Why the fuck does the world not matter at all to me. I was about to type why does the world treat me this way, but I have no qualms whatsoever with the world. I have only qualms with myself. The only problem that I have with myself is that I’m not creating. It drives me so freaking insane I can’t even word it with words. My words are jello. My mind is turning into jello. My soul has been jello for a long time. What part of me is there left that hastn’t turned to jello?

All I can feel is this burning fire inside me that says CREATE CREATE CREATE! It’s so crazy that something like that exists. I didn’t think it was real, but it totally is. This fire burns in my belly until I start creating something. It’s possible to ignore it to the point where it almost feels like it’s not there, but it’s always still there. I really wonder if I’m even telling the truth at this point. I haven’t thought that hard of concepts like connotation and denotation in such a long time. It feels so weird to be using such standard words. I feel like the last time I learned a new word was such a long time ago. I don’t even know what’s going on in my head. I just need to keep on typing until the end of time. I don’t know if I have the ability to do it, but I’m going to keep on doing it.
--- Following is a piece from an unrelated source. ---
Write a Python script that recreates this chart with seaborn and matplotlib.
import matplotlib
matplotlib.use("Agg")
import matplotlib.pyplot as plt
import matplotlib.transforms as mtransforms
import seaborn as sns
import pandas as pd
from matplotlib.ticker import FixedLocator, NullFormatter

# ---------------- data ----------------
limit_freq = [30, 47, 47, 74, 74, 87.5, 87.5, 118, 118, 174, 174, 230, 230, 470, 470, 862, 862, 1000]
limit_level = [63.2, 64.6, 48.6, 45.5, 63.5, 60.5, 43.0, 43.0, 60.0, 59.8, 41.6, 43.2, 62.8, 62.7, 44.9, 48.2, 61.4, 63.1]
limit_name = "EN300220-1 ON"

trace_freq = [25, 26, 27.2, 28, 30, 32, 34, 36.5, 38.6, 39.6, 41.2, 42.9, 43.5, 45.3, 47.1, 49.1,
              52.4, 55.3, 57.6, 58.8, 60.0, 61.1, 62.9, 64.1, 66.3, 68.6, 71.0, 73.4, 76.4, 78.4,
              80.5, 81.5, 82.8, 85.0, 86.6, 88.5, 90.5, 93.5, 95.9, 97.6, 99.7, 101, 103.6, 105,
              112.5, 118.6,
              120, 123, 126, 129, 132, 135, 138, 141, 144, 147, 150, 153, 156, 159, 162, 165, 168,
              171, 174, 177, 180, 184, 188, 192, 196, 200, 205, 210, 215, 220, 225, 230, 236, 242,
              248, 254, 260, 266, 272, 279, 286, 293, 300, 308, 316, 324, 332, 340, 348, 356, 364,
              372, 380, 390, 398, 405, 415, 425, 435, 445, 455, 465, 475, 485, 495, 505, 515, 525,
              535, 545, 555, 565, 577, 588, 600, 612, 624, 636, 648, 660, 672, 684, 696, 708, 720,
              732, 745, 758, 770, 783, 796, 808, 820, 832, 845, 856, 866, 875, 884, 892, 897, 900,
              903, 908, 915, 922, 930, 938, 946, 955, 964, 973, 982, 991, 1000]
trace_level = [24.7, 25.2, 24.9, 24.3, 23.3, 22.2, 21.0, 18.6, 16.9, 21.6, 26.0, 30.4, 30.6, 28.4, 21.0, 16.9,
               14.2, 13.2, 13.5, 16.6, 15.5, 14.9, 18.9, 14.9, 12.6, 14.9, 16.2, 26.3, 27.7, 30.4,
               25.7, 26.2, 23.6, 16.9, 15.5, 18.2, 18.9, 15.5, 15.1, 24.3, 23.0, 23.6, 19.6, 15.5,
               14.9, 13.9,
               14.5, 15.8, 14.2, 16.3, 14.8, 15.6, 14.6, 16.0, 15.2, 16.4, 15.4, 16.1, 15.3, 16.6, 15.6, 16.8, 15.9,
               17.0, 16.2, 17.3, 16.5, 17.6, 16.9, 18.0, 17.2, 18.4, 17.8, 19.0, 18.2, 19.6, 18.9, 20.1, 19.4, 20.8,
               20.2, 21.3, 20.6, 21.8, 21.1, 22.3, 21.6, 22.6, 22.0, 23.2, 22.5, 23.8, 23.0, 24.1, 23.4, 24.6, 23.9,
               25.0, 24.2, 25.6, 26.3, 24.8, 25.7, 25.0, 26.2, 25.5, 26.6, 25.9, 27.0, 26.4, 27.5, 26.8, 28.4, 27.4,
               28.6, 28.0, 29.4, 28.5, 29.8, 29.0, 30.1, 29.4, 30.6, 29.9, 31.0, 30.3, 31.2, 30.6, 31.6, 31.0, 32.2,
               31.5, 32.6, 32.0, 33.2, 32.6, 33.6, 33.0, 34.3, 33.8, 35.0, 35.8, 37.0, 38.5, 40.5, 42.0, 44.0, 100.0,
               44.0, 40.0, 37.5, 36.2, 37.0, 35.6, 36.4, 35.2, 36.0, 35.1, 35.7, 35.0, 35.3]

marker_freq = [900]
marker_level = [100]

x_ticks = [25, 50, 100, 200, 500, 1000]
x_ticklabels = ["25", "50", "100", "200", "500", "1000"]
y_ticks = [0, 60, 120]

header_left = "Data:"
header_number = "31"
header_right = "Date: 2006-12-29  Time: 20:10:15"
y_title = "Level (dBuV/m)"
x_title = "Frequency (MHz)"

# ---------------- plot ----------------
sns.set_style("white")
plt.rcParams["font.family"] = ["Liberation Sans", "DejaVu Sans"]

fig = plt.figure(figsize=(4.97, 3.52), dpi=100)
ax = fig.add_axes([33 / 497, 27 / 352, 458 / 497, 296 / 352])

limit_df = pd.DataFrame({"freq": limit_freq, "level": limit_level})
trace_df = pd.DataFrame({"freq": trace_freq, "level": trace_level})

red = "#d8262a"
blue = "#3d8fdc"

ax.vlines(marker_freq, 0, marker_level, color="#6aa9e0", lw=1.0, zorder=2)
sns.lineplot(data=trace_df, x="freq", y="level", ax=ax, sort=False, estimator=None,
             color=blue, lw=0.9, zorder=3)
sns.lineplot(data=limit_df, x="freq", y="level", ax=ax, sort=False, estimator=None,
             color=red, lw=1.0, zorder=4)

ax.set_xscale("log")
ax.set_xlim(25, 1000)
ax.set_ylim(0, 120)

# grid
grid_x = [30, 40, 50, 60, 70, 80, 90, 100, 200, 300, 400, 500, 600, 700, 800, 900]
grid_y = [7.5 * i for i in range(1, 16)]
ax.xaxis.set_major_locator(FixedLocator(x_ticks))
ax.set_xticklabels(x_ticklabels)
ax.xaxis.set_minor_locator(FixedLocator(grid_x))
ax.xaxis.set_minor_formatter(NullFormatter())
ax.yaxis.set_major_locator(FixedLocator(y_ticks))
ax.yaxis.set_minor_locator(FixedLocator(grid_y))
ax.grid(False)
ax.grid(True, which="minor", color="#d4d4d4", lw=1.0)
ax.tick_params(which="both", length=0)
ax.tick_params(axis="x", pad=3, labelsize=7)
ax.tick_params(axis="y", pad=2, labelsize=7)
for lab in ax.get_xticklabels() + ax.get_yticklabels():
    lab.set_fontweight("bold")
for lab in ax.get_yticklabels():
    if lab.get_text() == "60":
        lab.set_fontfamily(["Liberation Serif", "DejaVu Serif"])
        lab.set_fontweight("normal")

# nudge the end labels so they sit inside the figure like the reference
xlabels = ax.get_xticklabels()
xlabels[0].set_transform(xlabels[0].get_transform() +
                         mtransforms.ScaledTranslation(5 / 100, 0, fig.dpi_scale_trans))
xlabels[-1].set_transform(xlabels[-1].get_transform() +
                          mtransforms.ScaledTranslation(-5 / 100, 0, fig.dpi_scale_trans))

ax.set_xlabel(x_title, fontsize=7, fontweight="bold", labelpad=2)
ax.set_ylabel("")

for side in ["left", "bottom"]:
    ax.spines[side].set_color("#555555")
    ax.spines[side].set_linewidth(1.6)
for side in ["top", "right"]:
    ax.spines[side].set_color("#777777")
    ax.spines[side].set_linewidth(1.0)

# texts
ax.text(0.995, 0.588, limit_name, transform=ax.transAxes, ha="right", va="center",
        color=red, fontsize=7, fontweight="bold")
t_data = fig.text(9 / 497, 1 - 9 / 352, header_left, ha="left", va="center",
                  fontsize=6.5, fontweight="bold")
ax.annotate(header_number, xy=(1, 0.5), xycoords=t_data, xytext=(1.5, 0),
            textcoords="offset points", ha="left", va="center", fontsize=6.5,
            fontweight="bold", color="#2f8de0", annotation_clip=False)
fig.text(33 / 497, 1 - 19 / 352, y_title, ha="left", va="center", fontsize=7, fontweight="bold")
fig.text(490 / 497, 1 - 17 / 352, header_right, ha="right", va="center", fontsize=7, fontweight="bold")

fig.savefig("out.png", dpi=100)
Are you alive, or are you dead? The wave your brain gave to me that night told me that you are neither, but that doesn’t make sense in my current paradigm. Perhaps your paradigm is different. That’s possible. You do come from a different dimension. The alien bros you house yourself with are incapable of love, but so are so many humans in my dimension. Perhaps we should form an alliance. I think you understand what I’m talking about. I think the gloopy gorch that you’ve spent so much of your time running into has finally reached it’s collupsus.
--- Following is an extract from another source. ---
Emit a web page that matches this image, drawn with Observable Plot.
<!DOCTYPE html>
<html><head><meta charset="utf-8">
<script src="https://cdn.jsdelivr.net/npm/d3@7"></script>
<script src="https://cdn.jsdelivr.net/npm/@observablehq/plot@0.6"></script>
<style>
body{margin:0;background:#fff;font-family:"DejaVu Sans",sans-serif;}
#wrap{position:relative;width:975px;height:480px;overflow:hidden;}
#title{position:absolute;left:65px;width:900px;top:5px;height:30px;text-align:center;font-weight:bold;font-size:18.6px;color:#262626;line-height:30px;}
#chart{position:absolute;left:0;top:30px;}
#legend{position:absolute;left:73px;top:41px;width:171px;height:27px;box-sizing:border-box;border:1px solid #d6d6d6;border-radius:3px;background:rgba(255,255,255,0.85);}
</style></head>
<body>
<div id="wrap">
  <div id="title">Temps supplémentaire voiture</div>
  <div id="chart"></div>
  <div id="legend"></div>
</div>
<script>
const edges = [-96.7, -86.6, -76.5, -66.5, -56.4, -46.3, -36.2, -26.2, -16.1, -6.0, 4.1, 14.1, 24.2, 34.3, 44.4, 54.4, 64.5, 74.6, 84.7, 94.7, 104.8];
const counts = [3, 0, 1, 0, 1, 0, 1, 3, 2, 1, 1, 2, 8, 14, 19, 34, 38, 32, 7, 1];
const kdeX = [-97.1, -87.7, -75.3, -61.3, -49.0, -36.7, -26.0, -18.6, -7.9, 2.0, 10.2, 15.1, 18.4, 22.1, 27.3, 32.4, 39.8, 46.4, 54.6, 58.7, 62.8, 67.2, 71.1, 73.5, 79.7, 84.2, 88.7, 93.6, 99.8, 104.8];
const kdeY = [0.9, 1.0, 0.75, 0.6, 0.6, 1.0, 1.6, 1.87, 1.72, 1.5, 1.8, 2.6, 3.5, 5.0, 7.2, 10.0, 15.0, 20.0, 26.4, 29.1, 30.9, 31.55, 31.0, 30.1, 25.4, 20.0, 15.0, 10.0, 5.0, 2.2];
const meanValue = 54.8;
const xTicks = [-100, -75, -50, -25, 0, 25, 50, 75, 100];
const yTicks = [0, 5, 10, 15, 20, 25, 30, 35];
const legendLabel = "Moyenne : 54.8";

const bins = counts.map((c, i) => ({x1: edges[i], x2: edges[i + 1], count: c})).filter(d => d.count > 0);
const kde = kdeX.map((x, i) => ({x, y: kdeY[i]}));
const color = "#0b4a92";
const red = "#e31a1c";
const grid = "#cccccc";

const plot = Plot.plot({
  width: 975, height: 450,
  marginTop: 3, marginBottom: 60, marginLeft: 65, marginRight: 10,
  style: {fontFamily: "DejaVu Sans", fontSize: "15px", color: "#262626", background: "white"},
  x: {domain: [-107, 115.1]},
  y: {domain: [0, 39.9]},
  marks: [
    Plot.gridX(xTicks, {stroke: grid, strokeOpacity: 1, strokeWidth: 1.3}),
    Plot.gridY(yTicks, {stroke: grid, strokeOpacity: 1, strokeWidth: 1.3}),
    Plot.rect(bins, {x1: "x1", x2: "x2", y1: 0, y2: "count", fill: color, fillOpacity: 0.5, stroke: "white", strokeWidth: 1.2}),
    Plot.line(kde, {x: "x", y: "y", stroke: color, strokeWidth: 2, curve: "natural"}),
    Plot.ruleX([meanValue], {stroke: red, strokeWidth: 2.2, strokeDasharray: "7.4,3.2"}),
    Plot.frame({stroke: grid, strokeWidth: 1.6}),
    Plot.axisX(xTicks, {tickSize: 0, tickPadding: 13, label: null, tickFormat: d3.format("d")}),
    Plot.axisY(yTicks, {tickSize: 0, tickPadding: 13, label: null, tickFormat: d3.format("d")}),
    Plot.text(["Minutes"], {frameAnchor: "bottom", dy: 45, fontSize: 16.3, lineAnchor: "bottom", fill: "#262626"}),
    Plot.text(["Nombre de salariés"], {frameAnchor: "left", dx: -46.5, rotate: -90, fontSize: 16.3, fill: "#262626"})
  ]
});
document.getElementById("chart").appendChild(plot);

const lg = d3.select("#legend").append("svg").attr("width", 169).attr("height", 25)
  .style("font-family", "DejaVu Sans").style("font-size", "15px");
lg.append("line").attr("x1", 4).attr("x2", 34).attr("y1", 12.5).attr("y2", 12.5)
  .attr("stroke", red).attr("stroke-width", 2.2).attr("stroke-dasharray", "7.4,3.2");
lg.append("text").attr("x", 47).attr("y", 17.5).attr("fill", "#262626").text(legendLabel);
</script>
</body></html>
Do you know why the psychology of your audacity astounds me so much? I wish you did. I wish you could see the look on your face when the whipped cream finally hits the fan. It’s priceless. Like one of those fisher price dolls you get at Macy’s. Were you there when we bought that huge box of them? I don’t think you were, but my memory of that moment is so fuzzy due to it being such a long time ago.

You are a rock falling down the hill and rolling into the pond. I am the pit that hold the water of the pond. Will you be my pond? My pond can only house the best of the best, you are aware. I have the best of the best going through my hair. My hair stares at you forever and ever and ever because I don’t know if you think I’m clever, but I’m totally not. I think you have the end of the wat. I am not doing this for anyone but me, but I’m going to do it anywee.